Write the data out again exactly, with no pictures.

Given material:
— start —

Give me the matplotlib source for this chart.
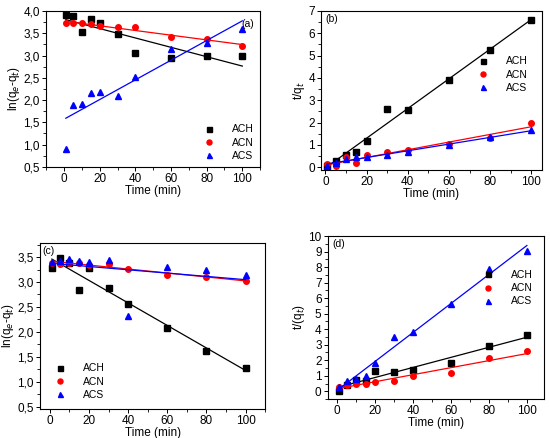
import numpy as np
import matplotlib.pyplot as plt
from matplotlib.ticker import FuncFormatter, MultipleLocator

plt.rcParams['font.family'] = ['Liberation Sans', 'DejaVu Sans']

time = np.array([1, 5, 10, 15, 20, 30, 40, 60, 80, 100])

# (a) pseudo-first order, ln(qe-qt)
a_ach = [3.91, 3.89, 3.52, 3.83, 3.73, 3.49, 3.06, 2.94, 2.98, 3.00]
a_acn = [3.73, 3.72, 3.73, 3.70, 3.67, 3.63, 3.63, 3.42, 3.38, 3.21]
a_acs = [0.90, 1.88, 1.92, 2.16, 2.18, 2.08, 2.52, 3.15, 3.28, 3.60]

# (b) pseudo-second order, t/qt
b_ach = [0.06, 0.30, 0.54, 0.70, 1.18, 2.61, 2.55, 3.93, 5.26, 6.58]
b_acn = [0.13, 0.06, 0.45, 0.21, 0.55, 0.67, 0.79, 1.03, 1.30, 1.98]
b_acs = [0.07, 0.18, 0.36, 0.46, 0.48, 0.55, 0.70, 0.98, 1.34, 1.67]

# (c) pseudo-first order
c_ach = [3.29, 3.49, 3.38, 2.83, 3.28, 2.88, 2.56, 2.07, 1.62, 1.27]
c_acn = [3.38, 3.37, 3.38, 3.38, 3.35, 3.37, 3.26, 3.14, 3.10, 3.02]
c_acs = [3.41, 3.42, 3.46, 3.43, 3.40, 3.45, 2.31, 3.31, 3.25, 3.13]

# (d) pseudo-second order
d_ach = [0.04, 0.41, 0.75, 0.64, 1.31, 1.24, 1.39, 1.80, 2.93, 3.60]
d_acn = [0.28, 0.43, 0.45, 0.49, 0.58, 0.69, 1.00, 1.18, 2.14, 2.57]
d_acs = [0.26, 0.64, 0.79, 0.96, 1.80, 3.49, 3.79, 5.63, 7.90, 9.04]

names = ['ACH', 'ACN', 'ACS']
colors = ['black', 'red', 'blue']
markers = ['s', 'o', '^']

comma = FuncFormatter(lambda v, p: f"{v:.1f}".replace('.', ','))

fig = plt.figure(figsize=(5.5, 4.38), dpi=100)
axes = [
    fig.add_axes([0.084, 0.619, 0.389, 0.356]),
    fig.add_axes([0.584, 0.612, 0.401, 0.363]),
    fig.add_axes([0.073, 0.066, 0.409, 0.379]),
    fig.add_axes([0.596, 0.089, 0.393, 0.372]),
]

panels = [
    ([a_ach, a_acn, a_acs], 'ln(q$_e$-q$_t$)', 0.5),
    ([b_ach, b_acn, b_acs], 't/q$_t$', 1),
    ([c_ach, c_acn, c_acs], 'ln(q$_e$-q$_t$)', 0.5),
    ([d_ach, d_acn, d_acs], 't/(q$_t$)', 1),
]

for ax, (series, ylab, ystep) in zip(axes, panels):
    for y, n, c, m in zip(series, names, colors, markers):
        y = np.array(y)
        k, b = np.polyfit(time, y, 1)
        ax.plot(time, k * time + b, color=c, lw=0.9)
        ax.plot(time, y, m, color=c, ms=4, ls='none', label=n)
    ax.set_xlabel('Time (min)', fontsize=8.5, labelpad=0)
    ax.set_ylabel(ylab, fontsize=8.5, labelpad=1)
    ax.tick_params(labelsize=8.5, length=3, width=0.7, pad=1.5)
    ax.tick_params(which='minor', length=2, width=0.6)
    ax.xaxis.set_major_locator(MultipleLocator(20))
    ax.xaxis.set_minor_locator(MultipleLocator(10))
    ax.yaxis.set_major_locator(MultipleLocator(ystep))
    ax.yaxis.set_minor_locator(MultipleLocator(ystep / 2))
    for s in ax.spines.values():
        s.set_linewidth(0.8)

leg_kw = dict(frameon=False, fontsize=7.5, handletextpad=1.2, labelspacing=0.3,
              markerscale=0.9)

ax = axes[0]
ax.set_xlim(-10, 110)
ax.set_ylim(0.5, 4.0)
ax.yaxis.set_major_formatter(comma)
ax.text(0.97, 0.95, '(a)', transform=ax.transAxes, ha='right', va='top', fontsize=7.5)
ax.legend(loc='lower right', borderaxespad=0.2, **leg_kw)

ax = axes[1]
ax.set_xlim(-2, 105)
ax.set_ylim(-0.12, 7)
ax.text(0.02, 0.98, '(b)', transform=ax.transAxes, ha='left', va='top', fontsize=7.5)
ax.legend(loc='center right', bbox_to_anchor=(0.98, 0.6), **leg_kw)

ax = axes[2]
ax.set_xlim(-5, 110)
ax.set_ylim(0.45, 3.78)
ax.yaxis.set_major_formatter(comma)
ax.text(0.01, 0.98, '(c)', transform=ax.transAxes, ha='left', va='top', fontsize=7.5)
ax.legend(loc='lower left', borderaxespad=0.5, **leg_kw)

ax = axes[3]
ax.set_xlim(-5, 109)
ax.set_ylim(-0.5, 10)
ax.text(0.02, 0.98, '(d)', transform=ax.transAxes, ha='left', va='top', fontsize=7.5)
ax.legend(loc='center right', bbox_to_anchor=(0.99, 0.68), **leg_kw)

fig.savefig('out.png', dpi=100)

— end —

Exercise response:
Give me the matplotlib source for this chart.
import numpy as np
import matplotlib.pyplot as plt
from matplotlib.ticker import FuncFormatter, MultipleLocator

plt.rcParams['font.family'] = ['Liberation Sans', 'DejaVu Sans']

time = np.array([1, 5, 10, 15, 20, 30, 40, 60, 80, 100])

# (a) pseudo-first order, ln(qe-qt)
a_ach = [3.91, 3.89, 3.52, 3.83, 3.73, 3.49, 3.06, 2.94, 2.98, 3.00]
a_acn = [3.73, 3.72, 3.73, 3.70, 3.67, 3.63, 3.63, 3.42, 3.38, 3.21]
a_acs = [0.90, 1.88, 1.92, 2.16, 2.18, 2.08, 2.52, 3.15, 3.28, 3.60]

# (b) pseudo-second order, t/qt
b_ach = [0.06, 0.30, 0.54, 0.70, 1.18, 2.61, 2.55, 3.93, 5.26, 6.58]
b_acn = [0.13, 0.06, 0.45, 0.21, 0.55, 0.67, 0.79, 1.03, 1.30, 1.98]
b_acs = [0.07, 0.18, 0.36, 0.46, 0.48, 0.55, 0.70, 0.98, 1.34, 1.67]

# (c) pseudo-first order
c_ach = [3.29, 3.49, 3.38, 2.83, 3.28, 2.88, 2.56, 2.07, 1.62, 1.27]
c_acn = [3.38, 3.37, 3.38, 3.38, 3.35, 3.37, 3.26, 3.14, 3.10, 3.02]
c_acs = [3.41, 3.42, 3.46, 3.43, 3.40, 3.45, 2.31, 3.31, 3.25, 3.13]

# (d) pseudo-second order
d_ach = [0.04, 0.41, 0.75, 0.64, 1.31, 1.24, 1.39, 1.80, 2.93, 3.60]
d_acn = [0.28, 0.43, 0.45, 0.49, 0.58, 0.69, 1.00, 1.18, 2.14, 2.57]
d_acs = [0.26, 0.64, 0.79, 0.96, 1.80, 3.49, 3.79, 5.63, 7.90, 9.04]

names = ['ACH', 'ACN', 'ACS']
colors = ['black', 'red', 'blue']
markers = ['s', 'o', '^']

comma = FuncFormatter(lambda v, p: f"{v:.1f}".replace('.', ','))

fig = plt.figure(figsize=(5.5, 4.38), dpi=100)
axes = [
    fig.add_axes([0.084, 0.619, 0.389, 0.356]),
    fig.add_axes([0.584, 0.612, 0.401, 0.363]),
    fig.add_axes([0.073, 0.066, 0.409, 0.379]),
    fig.add_axes([0.596, 0.089, 0.393, 0.372]),
]

panels = [
    ([a_ach, a_acn, a_acs], 'ln(q$_e$-q$_t$)', 0.5),
    ([b_ach, b_acn, b_acs], 't/q$_t$', 1),
    ([c_ach, c_acn, c_acs], 'ln(q$_e$-q$_t$)', 0.5),
    ([d_ach, d_acn, d_acs], 't/(q$_t$)', 1),
]

for ax, (series, ylab, ystep) in zip(axes, panels):
    for y, n, c, m in zip(series, names, colors, markers):
        y = np.array(y)
        k, b = np.polyfit(time, y, 1)
        ax.plot(time, k * time + b, color=c, lw=0.9)
        ax.plot(time, y, m, color=c, ms=4, ls='none', label=n)
    ax.set_xlabel('Time (min)', fontsize=8.5, labelpad=0)
    ax.set_ylabel(ylab, fontsize=8.5, labelpad=1)
    ax.tick_params(labelsize=8.5, length=3, width=0.7, pad=1.5)
    ax.tick_params(which='minor', length=2, width=0.6)
    ax.xaxis.set_major_locator(MultipleLocator(20))
    ax.xaxis.set_minor_locator(MultipleLocator(10))
    ax.yaxis.set_major_locator(MultipleLocator(ystep))
    ax.yaxis.set_minor_locator(MultipleLocator(ystep / 2))
    for s in ax.spines.values():
        s.set_linewidth(0.8)

leg_kw = dict(frameon=False, fontsize=7.5, handletextpad=1.2, labelspacing=0.3,
              markerscale=0.9)

ax = axes[0]
ax.set_xlim(-10, 110)
ax.set_ylim(0.5, 4.0)
ax.yaxis.set_major_formatter(comma)
ax.text(0.97, 0.95, '(a)', transform=ax.transAxes, ha='right', va='top', fontsize=7.5)
ax.legend(loc='lower right', borderaxespad=0.2, **leg_kw)

ax = axes[1]
ax.set_xlim(-2, 105)
ax.set_ylim(-0.12, 7)
ax.text(0.02, 0.98, '(b)', transform=ax.transAxes, ha='left', va='top', fontsize=7.5)
ax.legend(loc='center right', bbox_to_anchor=(0.98, 0.6), **leg_kw)

ax = axes[2]
ax.set_xlim(-5, 110)
ax.set_ylim(0.45, 3.78)
ax.yaxis.set_major_formatter(comma)
ax.text(0.01, 0.98, '(c)', transform=ax.transAxes, ha='left', va='top', fontsize=7.5)
ax.legend(loc='lower left', borderaxespad=0.5, **leg_kw)

ax = axes[3]
ax.set_xlim(-5, 109)
ax.set_ylim(-0.5, 10)
ax.text(0.02, 0.98, '(d)', transform=ax.transAxes, ha='left', va='top', fontsize=7.5)
ax.legend(loc='center right', bbox_to_anchor=(0.99, 0.68), **leg_kw)

fig.savefig('out.png', dpi=100)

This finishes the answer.